On sent par ailleurs que l’auteur souhaite parler avec vérité, sans idéaliser ses personnages, sans minimiser la souffrance de certain.e.s ou l’injustice suscitée par différentes situations. Loin d’occulter les aspects plus durs de son histoire et de celle de son entourage, l’auteur choisit de laisser place aux lacunes comme aux excès, à la beauté comme à la laideur. La plume de Michel-Maxime semble, en somme, portée par une admiration et une affection véritables. C’est sans doute là, dans ce regard tendre et sincère porté sur les siens, que se trouve le lien qui nous transporte du rire aux larmes. Au final, c’est surtout une volonté de faire honneur à son milieu d’origine qui ressort du texte.
Questionné à ce sujet, l’auteur explique : « À vingt ans, j’aurais été très dur, acerbe, mais à quarante ans, j’ai avancé, j’ai vécu mes réussites, mes échecs. Je sais que mes parents ont fait de leur mieux et mes frères et sœurs aussi. Ce regard tendre, c’est celui de la réconciliation, mais ça va plus loin que ça. Je suis fier d’être né là, je ne pense pas que je ferais le métier de la même façon si j’avais grandi dans un autre contexte. C’est plus qu’une réconciliation, c’est une ode à la famille. »
« Ce regard tendre, c’est celui de la réconciliation, mais ça va plus loin que ça. Je suis fier d’être né là, je ne pense pas que je ferais le métier de la même façon si j’avais grandi dans un autre contexte. C’est plus qu’une réconciliation, c’est une ode à la famille. »
Michel-Maxime
Une démarche ancrée dans le territoire
Mais cette histoire de première à Moffet, d’où vient-elle? C’est qu’il y a de l’Abitibi-Témiscamingue dans cette coproduction du Théâtre de la Marée Haute, du Théâtre du Trident, du Grand Théâtre de Québec… et du Théâtre du Tandem, basé à Rouyn-Noranda. C’est d’ailleurs le comédien, auteur et metteur en scène de Rouyn-Noranda, Alexandre Castonguay, qui assure la direction artistique et la dramaturgie de l’oeuvre.

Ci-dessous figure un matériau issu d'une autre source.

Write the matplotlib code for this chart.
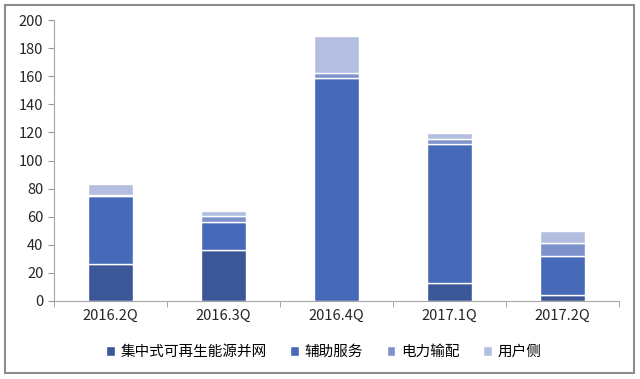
import numpy as np
import matplotlib.pyplot as plt
from matplotlib.patches import Rectangle

plt.rcParams['font.family'] = ['Noto Sans CJK SC', 'DejaVu Sans']

# 数据
quarters = ["2016.2Q", "2016.3Q", "2016.4Q", "2017.1Q", "2017.2Q"]
jizhong = [26, 36, 0, 13, 4.5]      # 集中式可再生能源并网
fuzhu = [49, 20.5, 159, 99, 27.5]   # 辅助服务
dianli = [0.5, 4, 3.5, 3.5, 9.5]    # 电力输配
yonghu = [8, 3.5, 26.5, 4, 8]       # 用户侧

names = ["集中式可再生能源并网", "辅助服务", "电力输配", "用户侧"]
colors = ["#3B5797", "#4669B8", "#7D91CB", "#B4BEE0"]

fig = plt.figure(figsize=(6.4, 3.79), dpi=100)
ax = fig.add_axes([0.084, 0.206, 0.883, 0.741])

x = np.arange(len(quarters))
bottom = np.zeros(len(quarters))
for vals, name, c in zip([jizhong, fuzhu, dianli, yonghu], names, colors):
    ax.bar(x, vals, 0.4, bottom=bottom, color=c, label=name,
           edgecolor="white", linewidth=1.0)
    bottom += np.array(vals)

ax.set_xlim(-0.5, len(quarters) - 0.5)
ax.set_ylim(0, 200)
ax.set_yticks(np.arange(0, 201, 20))
ax.set_xticks(x)
ax.set_xticklabels(quarters)
ax.set_xticks(np.arange(-0.5, len(quarters), 1), minor=True)
ax.tick_params(axis="x", which="major", length=0, labelsize=10.5, pad=6, colors="#262626")
ax.tick_params(axis="x", which="minor", length=4, color="#999999")
ax.tick_params(axis="y", length=4, color="#999999", labelsize=10.5, labelcolor="#262626")

for s in ["top", "right"]:
    ax.spines[s].set_visible(False)
for s in ["left", "bottom"]:
    ax.spines[s].set_color("#a6a6a6")

ax.legend(loc="center", bbox_to_anchor=(0.506, 0.071), bbox_transform=fig.transFigure,
          ncol=4, frameon=False, fontsize=10.5, handlelength=0.6, handleheight=0.6,
          handletextpad=0.4, columnspacing=1.6)

# 外框
fig.patches.append(Rectangle((0.008, 0.015), 0.983, 0.972, transform=fig.transFigure,
                             fill=False, edgecolor="#8c8c8c", linewidth=1.5))

fig.savefig("out.png", dpi=100)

Ainsi, afin d’enraciner leur proposition dans la réalité agricole et territoriale, Michel-Maxime et son équipe ont effectué une résidence de création d’une semaine dans la région. Durant cette période, les artistes sont allés à la rencontre d’agriculteurs et d’agricultrices, ce qui permis de mettre en lumière certains éléments de la pièce qui pouvaient être mieux explicités ou encore, n’avaient pas besoin de l’être. « C’est un public qui ne ment pas. Ils ne riront pas pour te satisfaire. J’aime cette franchise-là et je pense que le texte a aussi cette franchise », rapporte Michel-Maxime.
Chaque représentation est une première
En plus d’avoir servi d’inspiration pour les décors et la mise en scène, cette démarche a rendu possible une réelle proximité avec les réalités spécifiques des lieux fréquentés. Il en résulte un contact authentique avec le public, comme si le comédien voulait poser ce fameux regard tendre non seulement sur sa famille, mais sur chaque individu, dans le contexte qui lui est propre : « Certaines phrases changent en fonction de la place où on est. On n’est pas un show de tournée : chaque journée est une première », témoigne-t-il.

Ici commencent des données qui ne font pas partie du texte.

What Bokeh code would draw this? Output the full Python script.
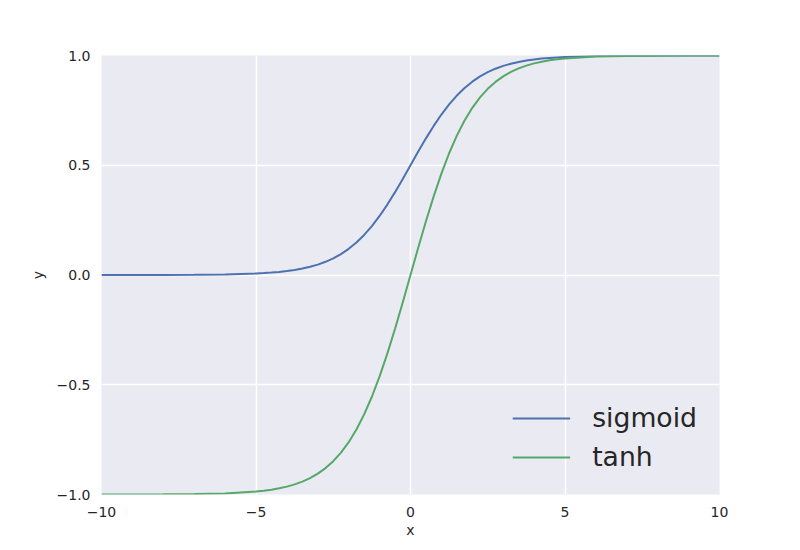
from bokeh.plotting import figure
from bokeh.models import FixedTicker, Legend, LegendItem
from bokeh.embed import file_html
from bokeh.resources import INLINE

# sample points
x_vals = [-10, -9, -8, -7, -6, -5, -4.75, -4.5, -4.25, -4, -3.75, -3.5, -3.25, -3,
          -2.75, -2.5, -2.25, -2, -1.75, -1.5, -1.25, -1, -0.75, -0.5, -0.25, 0,
          0.25, 0.5, 0.75, 1, 1.25, 1.5, 1.75, 2, 2.25, 2.5, 2.75, 3, 3.25, 3.5,
          3.75, 4, 4.25, 4.5, 4.75, 5, 6, 7, 8, 9, 10]
sig_half = [0.0000454, 0.000123, 0.000335, 0.000911, 0.00247, 0.00669, 0.00858, 0.0110,
            0.0141, 0.0180, 0.0230, 0.0293, 0.0373, 0.0474, 0.0601, 0.0759, 0.0953,
            0.1192, 0.1480, 0.1824, 0.2227, 0.2689, 0.3208, 0.3775, 0.4378]
tanh_half = [-0.99991, -0.99975, -0.99933, -0.99818, -0.99505, -0.98662, -0.98284,
             -0.97803, -0.97180, -0.96403, -0.95400, -0.94138, -0.92540, -0.90515,
             -0.87980, -0.84828, -0.80940, -0.76159, -0.70400, -0.63515, -0.55460,
             -0.46212, -0.35835, -0.24492, -0.12435]
sigmoid = sig_half + [0.5] + [1 - v for v in reversed(sig_half)]
tanh = tanh_half + [0.0] + [-v for v in reversed(tanh_half)]

p = figure(width=792, height=542, x_range=(-10, 10), y_range=(-1, 1),
           output_backend="svg", toolbar_location=None,
           min_border_left=101, min_border_right=73, min_border_top=55, min_border_bottom=48)
p.background_fill_color = "#EAEAF2"
p.outline_line_color = None
p.grid.grid_line_color = "white"
p.grid.grid_line_width = 1.5

p.xaxis.ticker = FixedTicker(ticks=[-10, -5, 0, 5, 10])
p.yaxis.ticker = FixedTicker(ticks=[-1, -0.5, 0, 0.5, 1])
p.xaxis.major_label_overrides = {-10: "\u221210", -5: "\u22125", 0: "0", 5: "5", 10: "10"}
p.yaxis.major_label_overrides = {-1: "\u22121.0", -0.5: "\u22120.5", 0: "0.0", 0.5: "0.5", 1: "1.0"}
for ax in (p.xaxis, p.yaxis):
    ax.axis_line_color = None
    ax.major_tick_line_color = None
    ax.minor_tick_line_color = None
    ax.major_label_text_font = "DejaVu Sans"
    ax.major_label_text_font_size = "10.5pt"
    ax.major_label_text_color = "#262626"
    ax.axis_label_text_font = "DejaVu Sans"
    ax.axis_label_text_font_size = "10.5pt"
    ax.axis_label_text_font_style = "normal"
    ax.axis_label_text_color = "#262626"
p.xaxis.axis_label = "x"
p.yaxis.axis_label = "y"
p.xaxis.major_label_standoff = 6
p.yaxis.major_label_standoff = 5
p.xaxis.axis_label_standoff = 2
p.yaxis.axis_label_standoff = 8

r1 = p.line(x_vals, sigmoid, line_color="#4C72B0", line_width=2)
r2 = p.line(x_vals, tanh, line_color="#55A868", line_width=2)

legend = Legend(items=[LegendItem(label="sigmoid", renderers=[r1]),
                       LegendItem(label="tanh", renderers=[r2])],
                location="bottom_right", border_line_color=None,
                background_fill_alpha=0, label_text_font="DejaVu Sans",
                label_text_font_size="20pt", label_text_color="#262626",
                glyph_width=58, label_standoff=22, spacing=8, margin=22)
p.add_layout(legend)

open("out.html", "w").write(file_html(p, INLINE))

Il fallait y être donc, mais si vous n’en avez pas eu l’opportunité, la production sera de retour dans la région au mois de mai pour effectuer une tournée dans plusieurs villes et villages de chacune des MRC. L’adaptation du texte sous forme de roman est également parue aux Éditions du Quartz en février dernier, question de vous faire patienter.